Location: A Place With REAL People
3,214 posts, read 6,322,259 times
Reputation: 4936
I spent the first 13 years of my life growing up in a neighborhood that back in its day, was like "Leave It To Beaver". I don't know how many here are well over retirement age as I am (old enough to remember) good old Richard J Daley when HE ran the show in Chicago. Yeah it may not have been perfection, but man when something needed doing he'd wave his hand and BAM it got DONE! like NOW!. The police did their job back then as did most all the municipal forces. They coped well with the 67 blizzard I endured as a teen cleaning up the streets.

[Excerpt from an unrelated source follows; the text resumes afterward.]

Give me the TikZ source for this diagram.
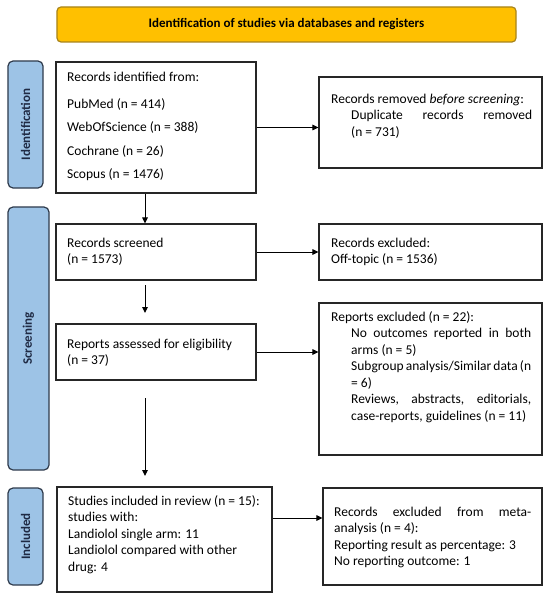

Back then (believe it or not) there were no gang members or threats of violence IN the Manor (one's fist was about the most potent thing used as a weapon). Heck it wasn't until Richard Speck went and killed those poor nurses in our neighborhood (Jeffrey Manor) most folks didn't even lock their doors most of the time. But by the time 1967 rolled around Bown High School, the school I would have ended up attending the year after my grade school graduation had started becoming a bit of a war zone importing hispanics, blacks and just about everything gang associated.

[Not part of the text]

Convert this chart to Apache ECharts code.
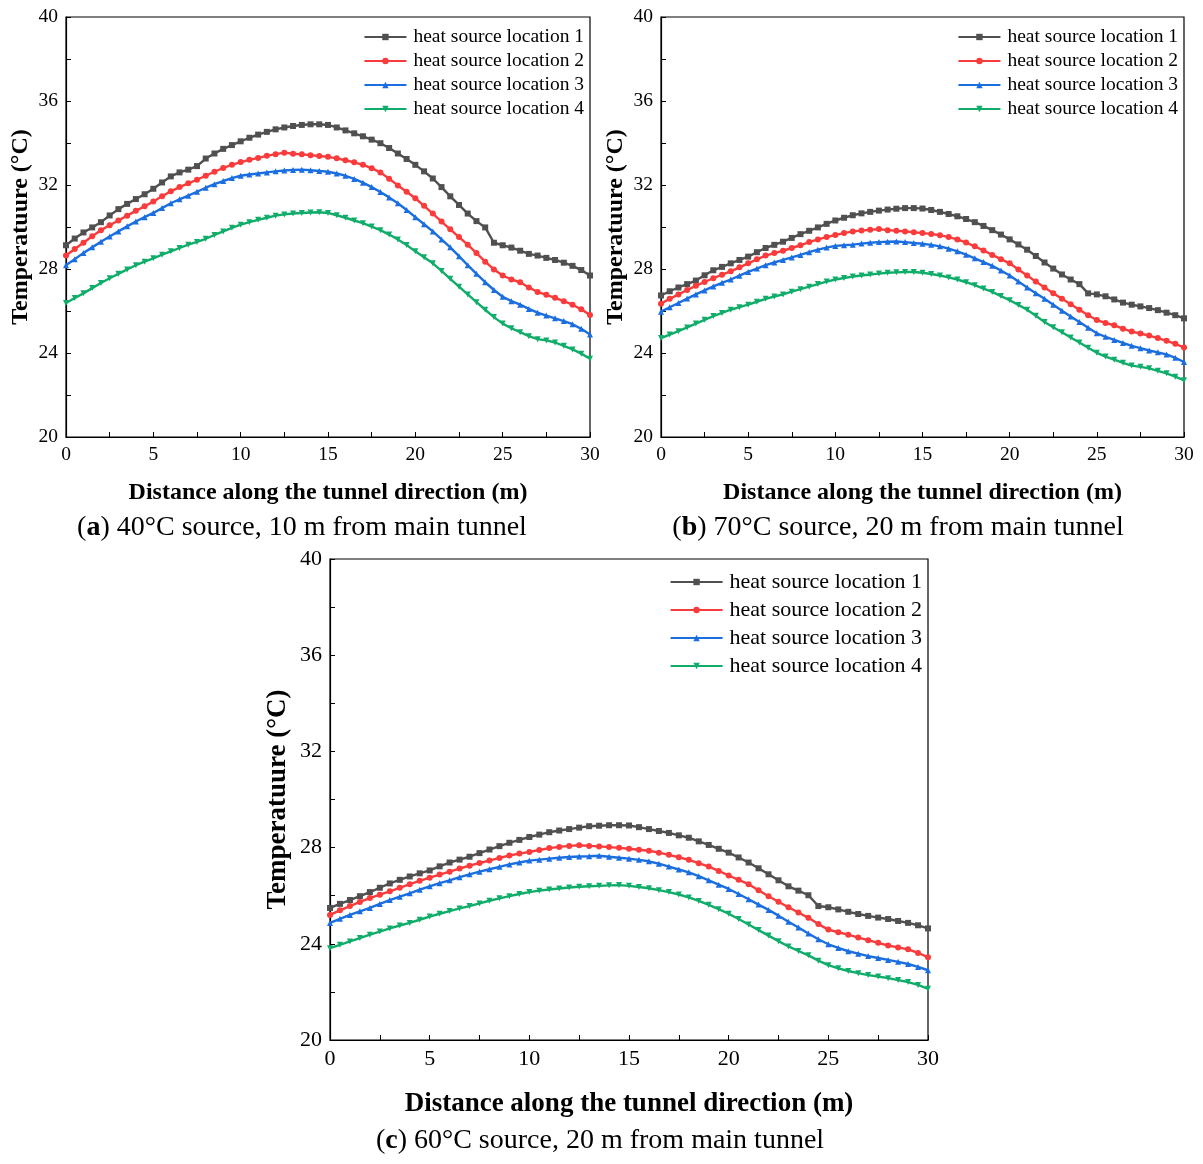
<!DOCTYPE html>
<html>
<head>
<meta charset="utf-8">
<script src="https://cdn.jsdelivr.net/npm/echarts@6/dist/echarts.min.js"></script>
<style>
  html, body { margin: 0; padding: 0; background: #fff; }
  #chart { width: 1203px; height: 1164px; }
</style>
</head>
<body>
<div id="chart"></div>
<script>
// distance along the tunnel (m)
var dist = [0,0.5,1,1.5,2,2.5,3,3.5,4,4.5,5,5.5,6,6.5,7,7.5,8,8.5,9,9.5,10,10.5,11,11.5,12,12.5,13,13.5,14,14.5,
  15,15.5,16,16.5,17,17.5,18,18.5,19,19.5,20,20.5,21,21.5,22,22.5,23,23.5,24,24.5,25,25.5,26,26.5,27,27.5,28,28.5,29,29.5,30];

var seriesNames = ['heat source location 1', 'heat source location 2', 'heat source location 3', 'heat source location 4'];
var xTicks = [0, 5, 10, 15, 20, 25, 30];
var yTicks = [20, 24, 28, 32, 36, 40];

// (a) 40°C source, 10 m from main tunnel
var a_loc1 = [29.13,29.45,29.74,29.98,30.23,30.55,30.85,31.10,31.33,31.56,31.82,32.12,32.41,32.60,32.73,32.90,33.26,33.50,33.72,33.90,
  34.08,34.25,34.40,34.53,34.65,34.74,34.81,34.86,34.89,34.89,34.86,34.74,34.60,34.46,34.32,34.16,33.99,33.76,33.50,33.24,
  32.96,32.65,32.31,31.90,31.46,31.05,30.64,30.28,29.98,29.25,29.13,29.02,28.87,28.72,28.64,28.53,28.43,28.30,28.15,27.95,27.69];
var a_loc2 = [28.64,28.95,29.25,29.56,29.85,30.08,30.31,30.54,30.77,30.99,31.21,31.46,31.70,31.90,32.08,32.25,32.44,32.63,32.81,32.96,
  33.09,33.20,33.29,33.39,33.47,33.54,33.49,33.46,33.42,33.38,33.34,33.27,33.18,33.08,32.96,32.80,32.60,32.30,31.98,31.68,
  31.37,31.01,30.64,30.26,29.89,29.52,29.16,28.76,28.35,27.98,27.69,27.50,27.37,27.12,26.91,26.77,26.63,26.47,26.30,26.08,25.81];
var a_loc3 = [28.18,28.47,28.76,29.03,29.30,29.55,29.79,30.03,30.26,30.47,30.67,30.90,31.13,31.32,31.49,31.68,31.87,32.04,32.19,32.33,
  32.44,32.50,32.55,32.60,32.65,32.69,32.72,32.73,32.70,32.67,32.63,32.55,32.44,32.29,32.11,31.90,31.67,31.41,31.13,30.81,
  30.47,30.13,29.79,29.41,29.03,28.61,28.18,27.77,27.37,27.00,26.68,26.47,26.30,26.10,25.92,25.78,25.65,25.52,25.37,25.15,24.88];
var a_loc4 = [26.38,26.62,26.84,27.09,27.33,27.56,27.77,27.98,28.18,28.35,28.51,28.68,28.84,29.00,29.16,29.29,29.44,29.62,29.79,29.96,
  30.11,30.23,30.34,30.44,30.54,30.60,30.64,30.67,30.69,30.70,30.67,30.56,30.44,30.31,30.18,30.02,29.85,29.64,29.41,29.14,
  28.84,28.56,28.27,27.91,27.53,27.16,26.79,26.42,26.06,25.71,25.40,25.18,24.99,24.80,24.66,24.60,24.50,24.34,24.17,23.97,23.73];

// (b) 70°C source, 20 m from main tunnel
var b_loc1 = [26.74,26.94,27.12,27.28,27.45,27.70,27.94,28.10,28.27,28.43,28.59,28.80,29.00,29.15,29.30,29.48,29.66,29.82,29.98,30.15,
  30.31,30.44,30.56,30.65,30.72,30.78,30.83,30.87,30.90,30.90,30.88,30.81,30.72,30.62,30.51,30.38,30.23,30.05,29.85,29.64,
  29.41,29.17,28.92,28.62,28.31,28.02,27.74,27.50,27.28,26.84,26.79,26.70,26.55,26.40,26.30,26.22,26.14,26.04,25.92,25.80,25.65];
var b_loc2 = [26.35,26.58,26.79,27.00,27.20,27.38,27.56,27.73,27.89,28.08,28.27,28.46,28.64,28.76,28.87,29.00,29.13,29.28,29.41,29.52,
  29.62,29.71,29.79,29.83,29.87,29.90,29.85,29.82,29.79,29.75,29.71,29.67,29.61,29.52,29.41,29.26,29.08,28.88,28.67,28.47,
  28.27,27.98,27.69,27.40,27.12,26.85,26.58,26.32,26.06,25.80,25.57,25.43,25.32,25.16,25.02,24.93,24.83,24.71,24.58,24.44,24.26];
var b_loc3 = [25.97,26.18,26.38,26.59,26.79,26.98,27.17,27.34,27.50,27.68,27.86,28.02,28.18,28.31,28.43,28.55,28.67,28.80,28.92,29.02,
  29.10,29.13,29.16,29.21,29.25,29.28,29.30,29.31,29.28,29.24,29.20,29.15,29.08,28.97,28.84,28.68,28.51,28.33,28.15,27.93,
  27.69,27.41,27.12,26.85,26.58,26.30,26.01,25.74,25.48,25.20,24.94,24.77,24.62,24.48,24.34,24.23,24.12,24.03,23.93,23.77,23.57];
var b_loc4 = [24.71,24.88,25.04,25.22,25.40,25.58,25.76,25.91,26.06,26.18,26.30,26.44,26.58,26.69,26.79,26.92,27.04,27.16,27.28,27.40,
  27.50,27.57,27.64,27.69,27.74,27.78,27.82,27.84,27.86,27.86,27.82,27.76,27.69,27.60,27.50,27.37,27.23,27.07,26.91,26.71,
  26.51,26.29,26.06,25.77,25.48,25.23,24.99,24.74,24.50,24.25,24.01,23.83,23.68,23.53,23.40,23.34,23.27,23.15,23.03,22.87,22.70];

// (c) 60°C source, 20 m from main tunnel
var c_loc1 = [25.49,25.66,25.82,25.98,26.15,26.33,26.51,26.66,26.80,26.93,27.05,27.22,27.38,27.50,27.62,27.77,27.92,28.06,28.20,28.32,
  28.44,28.54,28.64,28.71,28.77,28.83,28.89,28.91,28.93,28.93,28.92,28.85,28.77,28.69,28.61,28.51,28.41,28.26,28.11,27.95,
  27.79,27.59,27.38,27.14,26.89,26.64,26.39,26.21,26.02,25.57,25.52,25.43,25.33,25.24,25.16,25.09,25.03,24.95,24.87,24.77,24.64];
var c_loc2 = [25.20,25.39,25.57,25.74,25.90,26.04,26.18,26.33,26.48,26.62,26.75,26.88,27.00,27.13,27.25,27.36,27.46,27.57,27.67,27.75,
  27.82,27.90,27.98,28.03,28.07,28.10,28.07,28.05,28.02,27.99,27.95,27.91,27.87,27.79,27.70,27.60,27.49,27.35,27.21,27.03,
  26.84,26.66,26.48,26.23,25.98,25.75,25.52,25.30,25.08,24.82,24.59,24.48,24.38,24.26,24.15,24.04,23.93,23.85,23.77,23.62,23.44];
var c_loc3 = [24.87,25.04,25.20,25.35,25.49,25.66,25.82,25.96,26.10,26.25,26.39,26.52,26.64,26.77,26.89,27.00,27.10,27.20,27.30,27.38,
  27.46,27.50,27.54,27.58,27.61,27.63,27.64,27.66,27.62,27.58,27.54,27.49,27.43,27.33,27.21,27.09,26.97,26.81,26.64,26.46,
  26.28,26.07,25.85,25.63,25.41,25.17,24.92,24.68,24.43,24.19,23.98,23.83,23.69,23.59,23.49,23.41,23.33,23.25,23.16,23.04,22.90];
var c_loc4 = [23.82,23.96,24.10,24.24,24.38,24.51,24.64,24.76,24.87,25.00,25.13,25.25,25.36,25.47,25.57,25.68,25.79,25.89,25.98,26.07,
  26.15,26.21,26.26,26.30,26.34,26.37,26.39,26.41,26.43,26.44,26.41,26.36,26.31,26.23,26.15,26.05,25.93,25.78,25.62,25.44,
  25.25,25.03,24.80,24.57,24.34,24.11,23.89,23.70,23.52,23.30,23.11,22.98,22.87,22.78,22.70,22.64,22.57,22.49,22.41,22.29,22.13];

var serif = 'Liberation Serif';

// per-panel layout (pixels)
var panels = [
  { data: [a_loc1, a_loc2, a_loc3, a_loc4], grid: { left: 66, top: 17, width: 524, height: 420 },
    tick: 19.5, title: 24, xGap: 44, yGap: 33, lineW: 42,
    legend: { right: 1203 - 590 + 6, top: 27, itemGap: 4, fontSize: 19.5 } },
  { data: [b_loc1, b_loc2, b_loc3, b_loc4], grid: { left: 661, top: 17, width: 523, height: 420 },
    tick: 19.5, title: 24, xGap: 44, yGap: 33, lineW: 42,
    legend: { right: 1203 - 1184 + 6, top: 27, itemGap: 4, fontSize: 19.5 } },
  { data: [c_loc1, c_loc2, c_loc3, c_loc4], grid: { left: 330, top: 559, width: 598, height: 481 },
    tick: 22, title: 27, xGap: 51, yGap: 38, lineW: 52,
    legend: { right: 1203 - 928 + 6, top: 571, itemGap: 6, fontSize: 22 } }
];

var colors = ['#505050', '#f93b3b', '#1a6ee0', '#10ad6a'];
var symbols = ['rect', 'circle', 'triangle', 'path://M0,0 L10,0 L5,9 Z'];

var grids = [], xAxes = [], yAxes = [], legends = [], series = [];

panels.forEach(function(p, i) {
  grids.push({
    left: p.grid.left, top: p.grid.top, width: p.grid.width, height: p.grid.height,
    show: true, borderColor: '#000', borderWidth: 1.2, backgroundColor: 'transparent'
  });
  xAxes.push({
    gridIndex: i, type: 'value', min: 0, max: 30, interval: 5,
    name: 'Distance along the tunnel direction (m)', nameLocation: 'middle', nameGap: p.xGap,
    nameTextStyle: { fontFamily: serif, fontWeight: 'bold', fontSize: p.title, color: '#000' },
    axisLine: { lineStyle: { color: '#000', width: 1.2 } },
    axisTick: { inside: true, length: 5, lineStyle: { color: '#000' } },
    minorTick: { show: true, splitNumber: 2, length: 5, lineStyle: { color: '#000' } },
    axisLabel: { fontFamily: serif, fontSize: p.tick, color: '#000', margin: 8,
      formatter: function(v) { return xTicks.indexOf(v) >= 0 ? v : ''; } },
    splitLine: { show: false }
  });
  yAxes.push({
    gridIndex: i, type: 'value', min: 20, max: 40, interval: 4,
    name: 'Temperatuure (°C)', nameLocation: 'middle', nameGap: p.yGap,
    nameTextStyle: { fontFamily: serif, fontWeight: 'bold', fontSize: p.title, color: '#000' },
    axisLine: { lineStyle: { color: '#000', width: 1.2 } },
    axisTick: { inside: true, length: 5, lineStyle: { color: '#000' } },
    minorTick: { show: true, splitNumber: 2, length: 5, lineStyle: { color: '#000' } },
    axisLabel: { fontFamily: serif, fontSize: p.tick, color: '#000', margin: 8,
      formatter: function(v) { return yTicks.indexOf(v) >= 0 ? v : ''; } },
    splitLine: { show: false }
  });
  legends.push({
    orient: 'vertical', right: p.legend.right, top: p.legend.top,
    itemWidth: p.lineW, itemHeight: 8, itemGap: p.legend.itemGap, padding: 0,
    data: seriesNames.slice(),
    textStyle: { fontFamily: serif, fontSize: p.legend.fontSize, color: '#000', padding: [0, 0, 0, 2] }
  });
  p.data.forEach(function(vals, k) {
    series.push({
      name: seriesNames[k], type: 'line', xAxisIndex: i, yAxisIndex: i,
      data: dist.map(function(d, j) { return [d, vals[j]]; }),
      symbol: symbols[k], symbolSize: 6, showAllSymbol: true,
      color: colors[k],
      lineStyle: { width: 2.4, color: colors[k] },
      itemStyle: { color: colors[k] },
      animation: false
    });
  });
});

// panel captions, letter in bold
function caption(letter, text, cx, cy) {
  return {
    type: 'text', x: cx, y: cy,
    style: {
      text: '(' + '{b|' + letter + '}' + ') ' + text,
      font: '28px ' + serif, fill: '#000', align: 'center', verticalAlign: 'middle',
      rich: { b: { fontFamily: serif, fontSize: 28, fontWeight: 'bold', fill: '#000' } }
    }
  };
}

var chart = echarts.init(document.getElementById('chart'));
chart.setOption({
  animation: false,
  backgroundColor: '#fff',
  grid: grids,
  xAxis: xAxes,
  yAxis: yAxes,
  legend: legends,
  series: series,
  graphic: [
    caption('a', '40°C source, 10 m from main tunnel', 302, 528),
    caption('b', '70°C source, 20 m from main tunnel', 898, 528),
    caption('c', '60°C source, 20 m from main tunnel', 600, 1141)
  ]
});
</script>
</body>
</html>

My parents best friends/back fence neighbors, convinced my parents to make the move to save me from the violence I would face going into High School. So they moved us up to Highland Park. Talk about dodging a bullet. I ended up befriending some guys at Ft. Sheridan and we formed a rock band. It provided 3 years of great fun growing up without strife. Meanwhile Jeffrey Manor got flushed down a bad toilet as most all the folks that had grown up there or had their first homes after WWII left for greener (safer) pastures.

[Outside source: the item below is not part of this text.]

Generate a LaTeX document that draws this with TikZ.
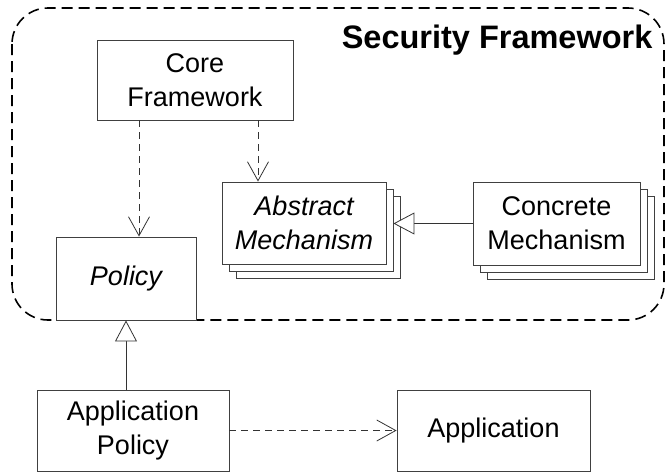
\documentclass[tikz,border=0pt]{standalone}
\usepackage{fontspec}
\setmainfont{Liberation Sans}
\usetikzlibrary{positioning,arrows.meta}

\begin{document}
\begin{tikzpicture}[
    x=1pt, y=-1pt,
    classbox/.style={rectangle, draw=black!75, line width=0.9pt, fill=white, align=center,
                     inner sep=0pt, font=\fontsize{27}{34}\selectfont},
    dep/.style={draw=black!80, line width=0.8pt, dash pattern=on 7pt off 5pt,
                -{Straight Barb[length=19pt,width=21pt,line width=0.8pt]}},
    inherit/.style={draw=black!80, line width=0.8pt,
                    -{Triangle[open,length=21pt,width=22pt,line width=0.8pt,fill=white]}},
    frame/.style={draw, line width=1.6pt, dash pattern=on 11pt off 6pt, rounded corners=36pt}
]
\useasboundingbox (0,0) rectangle (667,472);

% Package frame
\draw[frame] (12,8) rectangle (664,320);
\node[font=\fontsize{32.5}{38}\selectfont\bfseries, anchor=east] (title) at (656,40) {Security Framework};

% Core and policy
\node[classbox, minimum width=196pt, minimum height=80pt] (core) at (195,80) {Core\\Framework};
\node[classbox, minimum width=140pt, minimum height=83pt] (policy) at (126,278.5) {\itshape Policy};

% Mechanisms (stacked)
\node[classbox, minimum width=164pt, minimum height=82pt] (abstract3) at (318,237) {};
\node[classbox, minimum width=164pt, minimum height=82pt] (abstract2) at (311,230) {};
\node[classbox, minimum width=164pt, minimum height=82pt] (abstract) at (304,223) {\itshape Abstract\\\itshape Mechanism};

\node[classbox, minimum width=167pt, minimum height=83pt] (concrete3) at (570.5,237.5) {};
\node[classbox, minimum width=167pt, minimum height=83pt] (concrete2) at (563.5,230.5) {};
\node[classbox, minimum width=167pt, minimum height=83pt] (concrete) at (556.5,223.5) {Concrete\\Mechanism};

% Application side
\node[classbox, minimum width=192pt, minimum height=81pt] (apppolicy) at (133,430.5) {Application\\Policy};
\node[classbox, minimum width=193pt, minimum height=81pt] (app) at (493.5,430.5) {Application};

% Connectors
\coordinate (depA) at (139,0);
\coordinate (depB) at (258,0);
\draw[dep] (core.south -| depA) -- (policy.north -| depA);
\draw[dep] (core.south -| depB) -- (abstract.north -| depB);
\draw[inherit] (concrete.west) -- (abstract2.east |- concrete.west);
\draw[inherit] (apppolicy.north -| policy.south) -- (policy.south);
\draw[dep] (apppolicy.east) -- (app.west);
\end{tikzpicture}
\end{document}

I won't rant on folks anymore, that have chosen to continue to live in or near the city of Chicago any further. Kmanshouse got the point across. Its all about what a person is willing to "tolerate" is how I'd put it. I for one have NO desire to every have to look over my shoulder worrying about my welfare. To suggest living in Chicago doesn't come with that territory is in shear denial. But I digress. I moved away from the Midwest in 1978. Spent 3 years initially in Salt Lake City then a good job offer in the SF Bay area brought me there with what was then my new wife. we spent 10 years there till the cost of living skyrocketed out of control. Moving back to the Salt Lake City area in 93 we noted there were then many gangs imported from LA at that time. But I took on a job where it was all about travel by car from Ohio to the West Coast. I enjoyed the travel to all the states I'd visit. And it gave me an opportunity to visit my folks who were still alive. In 2004 we'd built a home and I was then off the road. But as Salt Lake City began to boom in population, it brought back too many memories of living in a congested area

Sure Kmanshouse, I get it, the restaurants and other facilities in a populated area can be a real luxury. But not everyone wants to pay the price to have them, I guess. So once again we moved from Salt Lake to a nice rural area in Idaho where there are never any traffic jams. Most folks know who you are and likewise. Your neighbors look out for you and you for them. It's the first time since the 50's and 60's growing up in the Manor that life has been like this. And I plan on spending the remaining years I have this way. I wish you all that have decided to tough it out in your city environs lots of luck. Most of us are well aware of the trends of our country and it's not looking too promising. So, hunker down and enjoy the food when you can. Sorry for the ramble, just thought I'd leave you with those thoughts and understanding why I've been such a grumbler for so long. I won't bother any further so you can chill out.